If ICE doesn’t have a search warrant, they technically aren’t allowed to come into your house without your consent. However, they can still show up at your door and wait for you to come out of your house, which is their current strategy for these raids. Ice’s actions have caused many immigrants to hide inside as a result of pure fear. Consequently, many communities of immigrants have been working to help each other in these situations, by providing food, water, and other needs so that the families can stay safe inside. As reported by the New York Times, one community of immigrants living in an apartment complex in Houston, Texas, refused to answer the door. A woman who lived there, Kaylin Garcia, was the one who warned her neighbors of the ICE agents’ arrival by posting on Facebook. The agents left the undocumented families occupying apartments in her building alone, after waiting for a few minutes with no answer. 

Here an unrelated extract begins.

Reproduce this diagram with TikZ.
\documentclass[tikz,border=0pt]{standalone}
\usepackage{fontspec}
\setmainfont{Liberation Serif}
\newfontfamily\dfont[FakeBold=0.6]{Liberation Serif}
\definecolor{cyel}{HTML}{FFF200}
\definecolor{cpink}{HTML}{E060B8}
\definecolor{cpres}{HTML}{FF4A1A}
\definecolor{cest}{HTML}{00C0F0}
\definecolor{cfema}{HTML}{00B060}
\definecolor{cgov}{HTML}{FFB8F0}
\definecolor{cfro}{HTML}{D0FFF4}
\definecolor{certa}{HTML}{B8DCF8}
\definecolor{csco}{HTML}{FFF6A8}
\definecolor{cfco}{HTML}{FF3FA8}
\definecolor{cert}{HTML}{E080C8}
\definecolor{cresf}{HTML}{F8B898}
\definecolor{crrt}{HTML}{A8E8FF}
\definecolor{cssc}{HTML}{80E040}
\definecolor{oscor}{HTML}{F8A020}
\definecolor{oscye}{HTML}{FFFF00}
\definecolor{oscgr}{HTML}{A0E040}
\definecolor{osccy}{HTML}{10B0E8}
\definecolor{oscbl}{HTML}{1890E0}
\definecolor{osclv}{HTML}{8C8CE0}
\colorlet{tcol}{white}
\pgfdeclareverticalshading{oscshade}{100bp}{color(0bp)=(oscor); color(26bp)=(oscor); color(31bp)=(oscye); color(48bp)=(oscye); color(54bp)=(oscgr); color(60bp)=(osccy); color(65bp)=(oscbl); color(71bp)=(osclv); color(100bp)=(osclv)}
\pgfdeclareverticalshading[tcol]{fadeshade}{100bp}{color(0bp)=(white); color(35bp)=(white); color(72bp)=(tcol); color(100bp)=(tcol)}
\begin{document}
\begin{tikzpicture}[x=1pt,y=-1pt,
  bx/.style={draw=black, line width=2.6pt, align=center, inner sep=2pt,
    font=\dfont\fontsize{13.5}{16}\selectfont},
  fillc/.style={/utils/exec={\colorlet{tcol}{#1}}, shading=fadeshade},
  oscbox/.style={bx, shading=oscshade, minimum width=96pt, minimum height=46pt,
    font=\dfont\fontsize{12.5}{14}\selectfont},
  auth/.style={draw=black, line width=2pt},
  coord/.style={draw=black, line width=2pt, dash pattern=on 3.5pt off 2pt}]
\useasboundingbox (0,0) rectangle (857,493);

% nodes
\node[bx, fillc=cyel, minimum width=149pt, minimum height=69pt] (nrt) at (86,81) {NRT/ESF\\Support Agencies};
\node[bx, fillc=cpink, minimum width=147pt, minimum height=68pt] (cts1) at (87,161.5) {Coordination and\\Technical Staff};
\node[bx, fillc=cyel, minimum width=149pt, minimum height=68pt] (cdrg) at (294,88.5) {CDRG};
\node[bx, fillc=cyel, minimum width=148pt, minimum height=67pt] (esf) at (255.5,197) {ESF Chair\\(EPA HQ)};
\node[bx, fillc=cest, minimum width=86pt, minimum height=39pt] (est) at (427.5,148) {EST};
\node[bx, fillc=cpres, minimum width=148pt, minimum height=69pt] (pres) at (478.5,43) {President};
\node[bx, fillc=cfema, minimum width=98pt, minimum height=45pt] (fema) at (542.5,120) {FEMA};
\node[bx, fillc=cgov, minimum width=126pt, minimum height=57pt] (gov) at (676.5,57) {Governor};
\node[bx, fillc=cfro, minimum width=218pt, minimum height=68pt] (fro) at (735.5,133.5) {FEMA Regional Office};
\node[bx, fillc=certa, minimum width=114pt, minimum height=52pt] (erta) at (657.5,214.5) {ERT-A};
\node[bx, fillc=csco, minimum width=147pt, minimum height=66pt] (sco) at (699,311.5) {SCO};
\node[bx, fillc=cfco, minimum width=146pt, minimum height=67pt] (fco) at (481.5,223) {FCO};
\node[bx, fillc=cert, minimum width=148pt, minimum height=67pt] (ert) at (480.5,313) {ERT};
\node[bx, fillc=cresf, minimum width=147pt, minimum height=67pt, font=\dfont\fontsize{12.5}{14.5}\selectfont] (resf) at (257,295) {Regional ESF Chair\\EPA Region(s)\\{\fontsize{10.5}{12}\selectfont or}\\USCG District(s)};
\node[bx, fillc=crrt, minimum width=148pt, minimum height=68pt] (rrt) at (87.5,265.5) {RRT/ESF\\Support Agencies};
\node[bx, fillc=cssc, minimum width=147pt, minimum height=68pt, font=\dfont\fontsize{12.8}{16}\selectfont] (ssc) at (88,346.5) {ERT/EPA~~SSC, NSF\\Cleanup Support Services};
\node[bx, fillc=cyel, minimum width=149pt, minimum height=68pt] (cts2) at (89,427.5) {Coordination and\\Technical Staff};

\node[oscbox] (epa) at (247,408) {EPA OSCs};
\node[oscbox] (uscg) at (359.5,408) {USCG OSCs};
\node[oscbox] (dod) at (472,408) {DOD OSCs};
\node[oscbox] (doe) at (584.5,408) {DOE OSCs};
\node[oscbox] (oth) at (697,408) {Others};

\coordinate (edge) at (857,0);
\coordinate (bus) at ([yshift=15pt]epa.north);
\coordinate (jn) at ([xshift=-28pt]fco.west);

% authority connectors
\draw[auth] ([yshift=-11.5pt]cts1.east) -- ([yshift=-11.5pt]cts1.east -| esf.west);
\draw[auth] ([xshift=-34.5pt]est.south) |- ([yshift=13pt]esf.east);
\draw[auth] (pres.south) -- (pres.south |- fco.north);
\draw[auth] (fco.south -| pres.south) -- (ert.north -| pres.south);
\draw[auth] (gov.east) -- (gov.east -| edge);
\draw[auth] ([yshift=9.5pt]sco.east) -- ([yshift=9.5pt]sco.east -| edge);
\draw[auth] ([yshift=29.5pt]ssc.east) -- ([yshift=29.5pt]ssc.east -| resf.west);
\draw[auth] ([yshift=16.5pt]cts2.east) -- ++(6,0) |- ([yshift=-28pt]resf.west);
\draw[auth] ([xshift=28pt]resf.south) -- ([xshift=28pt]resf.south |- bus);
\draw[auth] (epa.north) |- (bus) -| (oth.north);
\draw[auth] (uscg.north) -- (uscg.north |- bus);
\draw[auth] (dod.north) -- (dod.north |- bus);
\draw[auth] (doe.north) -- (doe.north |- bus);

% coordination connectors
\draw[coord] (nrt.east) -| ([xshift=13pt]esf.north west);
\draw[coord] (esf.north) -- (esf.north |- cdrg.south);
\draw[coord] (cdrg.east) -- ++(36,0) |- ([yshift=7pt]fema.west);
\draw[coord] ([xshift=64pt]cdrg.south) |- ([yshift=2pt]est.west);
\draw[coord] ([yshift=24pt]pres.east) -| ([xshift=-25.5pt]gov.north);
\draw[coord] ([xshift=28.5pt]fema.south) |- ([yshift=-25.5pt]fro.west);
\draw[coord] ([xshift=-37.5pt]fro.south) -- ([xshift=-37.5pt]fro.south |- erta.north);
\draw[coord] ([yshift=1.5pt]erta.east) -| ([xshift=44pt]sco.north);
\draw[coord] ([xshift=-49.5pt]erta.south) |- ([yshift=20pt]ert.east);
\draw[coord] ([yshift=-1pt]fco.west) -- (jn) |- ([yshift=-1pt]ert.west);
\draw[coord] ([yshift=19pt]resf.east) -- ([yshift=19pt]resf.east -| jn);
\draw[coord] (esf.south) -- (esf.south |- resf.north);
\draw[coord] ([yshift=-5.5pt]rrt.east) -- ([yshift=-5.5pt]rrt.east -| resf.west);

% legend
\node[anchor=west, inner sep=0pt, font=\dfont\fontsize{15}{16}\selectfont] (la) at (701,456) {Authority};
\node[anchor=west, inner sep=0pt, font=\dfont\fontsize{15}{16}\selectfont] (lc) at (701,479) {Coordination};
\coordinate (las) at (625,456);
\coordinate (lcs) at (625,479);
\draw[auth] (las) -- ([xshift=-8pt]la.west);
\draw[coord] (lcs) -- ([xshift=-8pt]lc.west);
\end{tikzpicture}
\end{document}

Resemblance To “Pass Raids”

These ICE raids bear a disturbing likeness to the pass laws of apartheid in South Africa. These pass laws were a system created to regulate the movement of black people into white areas of the country, much like the system we have for immigrants in America. With these pass laws, all black South Africans older than sixteen were required to carry a “pass”, which was a small book of reference. If you did not carry your pass, it was not only a crime, but also made it nearly impossible to find work. During this time, roughly 17,745,000 black South Africans were arrested. For both the pass laws and the ICE raids, citizenship laws are being used to ensure control over nonwhite people. As a result, many nonwhite people are not given a chance for citizenship, and are deported out of the country, making it very hard for the immigrants to find a legal way in.

What Happens After?

Once the person is arrested, they are taken to a local ICE office. It can take up to five hours to finish paperwork and find a detention center for the person to be kept in. If the detainee does end up going through deportation, the time the process takes depends on where they are coming from and where they are going. For people from countries in Central America, it can take three to four months. Most are sent back on flights chartered by ICE. Where they are staying is not a place anyone should be in for a long period of time. The detention facilities across the nation have terrible conditions, many being overcrowded. Some of the people in the detention facilities have to sleep on the cement ground. The ICE raids force these people into the terrible facilities, making ICE raids even worse of a solution.

Solution

Border control is a necessary regulation for this country; however, there are many better ways to handle it than ICE raids and detention centers. To start, ICE could focus on immigrants who actually have criminal backgrounds- not just any undocumented immigrant. If someone does get captured, the U.S. can work to make the process quicker, so the person won’t have to stay in the detention centers for long. Another action the U.S. can take to help regulate the arrival of immigrants is working with countries they are coming from to help make life at home better, so they don’t have to come to the U.S. just to be sent back. ICE raids are clearly unacceptable and inhumane, and the U.S. must work to find better solutions.